Beyond the Generalist Path
The EPSO AD5 generalist competition attracts the most attention — and the most candidates. But the EU institutions recruit many of their staff through specialist competitions that target specific professional fields. If you have deep expertise in a particular domain, these competitions may offer you a significantly more favourable ratio of candidates to places.
What Makes Specialist Competitions Different
Specialist competitions differ from generalist ones in three fundamental ways:
1. Entry requirements are stricter. Beyond a university degree, specialist competitions typically require a specific field of study (law, economics, computer science, etc.) and often several years of relevant professional experience. The exact requirements are defined in each Notice of Competition.
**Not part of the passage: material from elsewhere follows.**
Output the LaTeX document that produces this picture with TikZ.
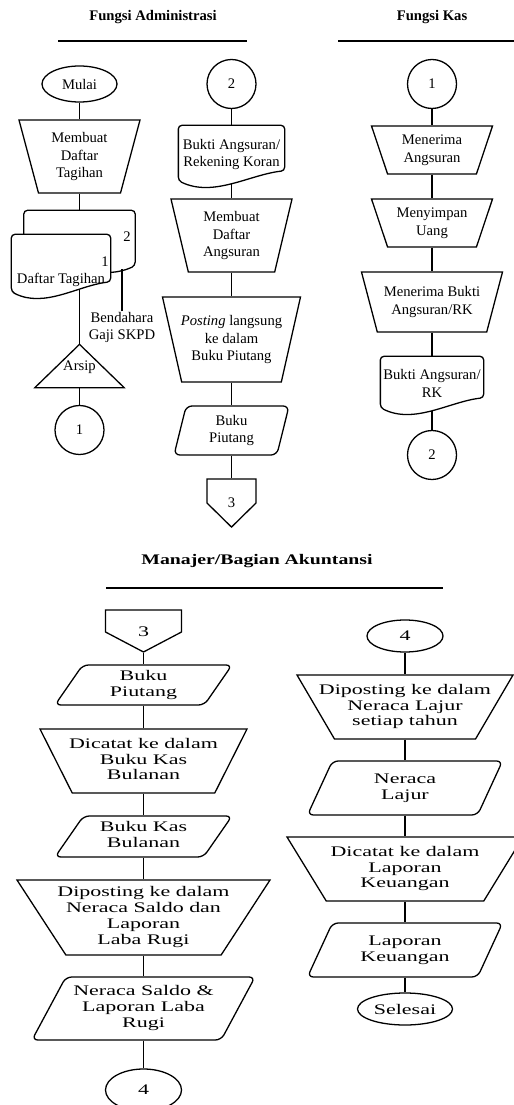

2. The test includes domain-specific questions. In addition to the standard reasoning tests, specialist competitions include Field-Related Multiple Choice Questions (FRMCQ) — questions that test your knowledge of EU legislation, policies, and frameworks relevant to your field.
3. The candidate pool is smaller but more focused. While an AD5 generalist competition might attract 174,900 applicants, a specialist competition in audit or statistics might attract a few hundred to a few thousand. The competition is narrower but deeper — every candidate has relevant expertise.
The FRMCQ Component
Field-Related MCQs are what make specialist competitions unique. These are not general knowledge questions — they test specific, detailed knowledge of EU regulatory frameworks in your field.
For Law specialists: Questions cover EU treaty provisions, the Court of Justice case law, legislative procedures, and specific regulations relevant to the field.
For IT specialists: Questions draw from the AI Act, GDPR, NIS2 Directive, Digital Services Act, Digital Markets Act, Cybersecurity Act, and the EU's digital strategy frameworks.
For Economics/Finance specialists: Questions address EU economic governance, the European Semester, financial regulations, and the ECB framework.
For Audit specialists: Questions cover the European Court of Auditors mandate, financial regulation, internal control standards, and EU budget discharge procedures.
The common thread: FRMCQ questions are always anchored in official EU legislation and institutional frameworks. They are not opinion-based. They test whether you know what the regulation actually says.
How to Prepare for FRMCQ
1. Start with the source legislation. Read the actual regulations, directives, and institutional rules relevant to your field. Summaries are useful for understanding, but the questions test the precise language and provisions of the official texts.
2. Focus on structure, not memorisation. Know which regulation covers what, which institution has which competence, and how procedures work. The questions test understanding of the framework, not the ability to recite article numbers.
3. Stay current. EU legislation evolves. New regulations enter into force, existing ones are amended. Your preparation must reflect the current legal framework, not a textbook from three years ago.
4. Practice with field-specific questions. Generic EPSO practice questions will not prepare you for FRMCQ. You need questions that test the specific regulatory knowledge of your field.
The Strategic Advantage of Specialist Competitions
For candidates with the right background, specialist competitions offer a significant strategic advantage:
- Smaller candidate pools mean better odds, even though the questions are harder.
- Your professional experience becomes an asset. Years spent working with EU regulations in your field directly translates to FRMCQ performance.
- AD7 entry level means a higher starting salary and grade than AD5.
- More targeted recruitment means EU institutions actively want your specific skills — which translates into faster recruitment after the reserve list.
The key insight is this: if you have 3-5 years of professional experience in a field where EPSO runs specialist competitions, you may be significantly better served by a specialist path than by competing against 174,900 candidates in a generalist AD5.